Set in 1923 on a Connecticut farm, O’Neill’s saga follows the journey of an ensemble of lost souls, including a sly Irishman Phil Hogan (Tom Atkins), his confrontational son Mike (Jason McCune), and his daughter Josie. The Hogans work the farmland that belongs to James (Victor Slezak), a broken-down poetic actor who travels like a ghost through his old Broadway haunts and bars. When T. Stedman Harder (Daniel Krell), James’ wealthy oil tycoon neighbor and landlord, threatens to buy James’ property due to James’ pigs’ drinking from Harder’s pond, James doesn’t initially oppose the idea. This causes the Hogans to devise a complicated scheme that involves trapping James into marrying Josie, whom James often flirts with when he is around the farm.

Taking on the famous O’Neill drama style, heart-wrenching passion and sorrow is exposed on one moonlit night when Josie begins her seduction of James. By the morning, what was once pretense has become authentic, and while some souls have been cleansed, others have become more troubled. O’Neill’s drama is well known for its ability to reach staggering emotional depth with humor and passion while taking place, for the majority of the time, on a single moonlit night.

Although A Moon for the Misbegotten is an intense tragedy, it still has O’Neill’s famous humorous tint and subtle message of hope. As producer, Lawrence Langer, was quoted saying in the The Eugene O’Neill Review after receiving O’Neill’s drama, “the play has, in its final act, and at the end of the second act, the spiritual uplift which is the characteristic quality of all tragedies, and along with it is such a profound knowledge of the good and evil in humanity.” Such enigmatic work poses difficulties for the cast.

Atkins, famous for his role as the Irishman, Art Rooney Sr., in The Chief, finds the comic but necessary role of Phil Hogan to be challenging.
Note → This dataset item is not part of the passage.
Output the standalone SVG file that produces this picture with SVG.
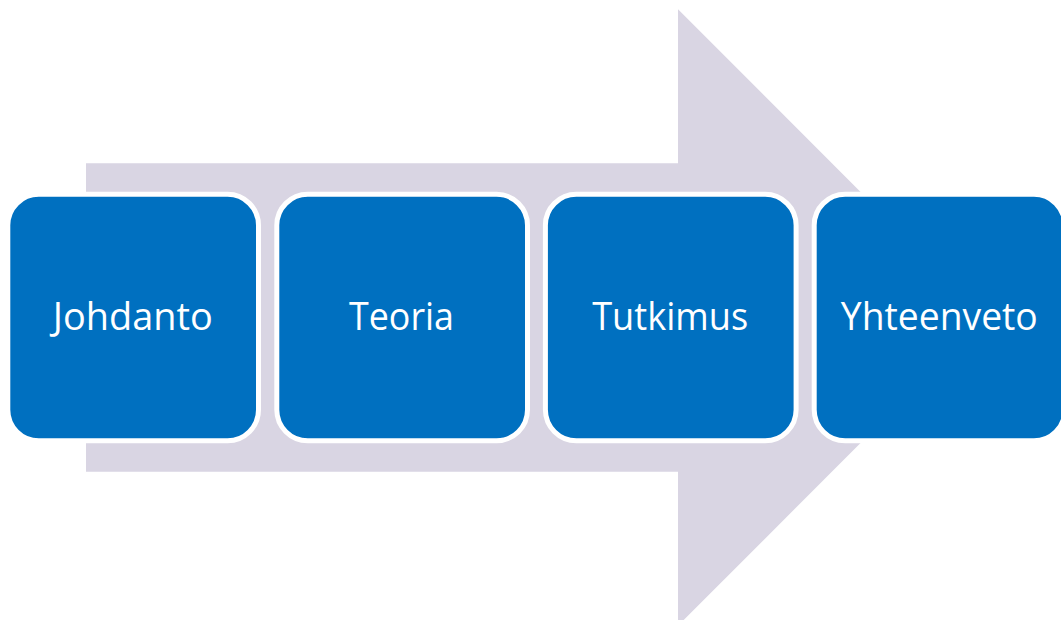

Atkins believes that “Phil is the engine of the play” and that Phil is difficult to portray because “you have to get as many smiles and laughs from the audience as you can without being a clown. Phil certainly isn’t a clown.”

Wittig will also be tested in her part as Josie. O’Neill calls for a physically large woman to play this part, and Wittig needs to have an Irish sense of wit despite the play’s American setting. She is excited, however, to make her debut with such an emotionally provocative and beautiful play. With the Pittsburgh Public Theater’s terrific reputation and the cast’s excitement about this saga, one can be confident that this production of the mournful and spiritually uplifting A Moon for the Misbegotten will be thoughtful and powerful.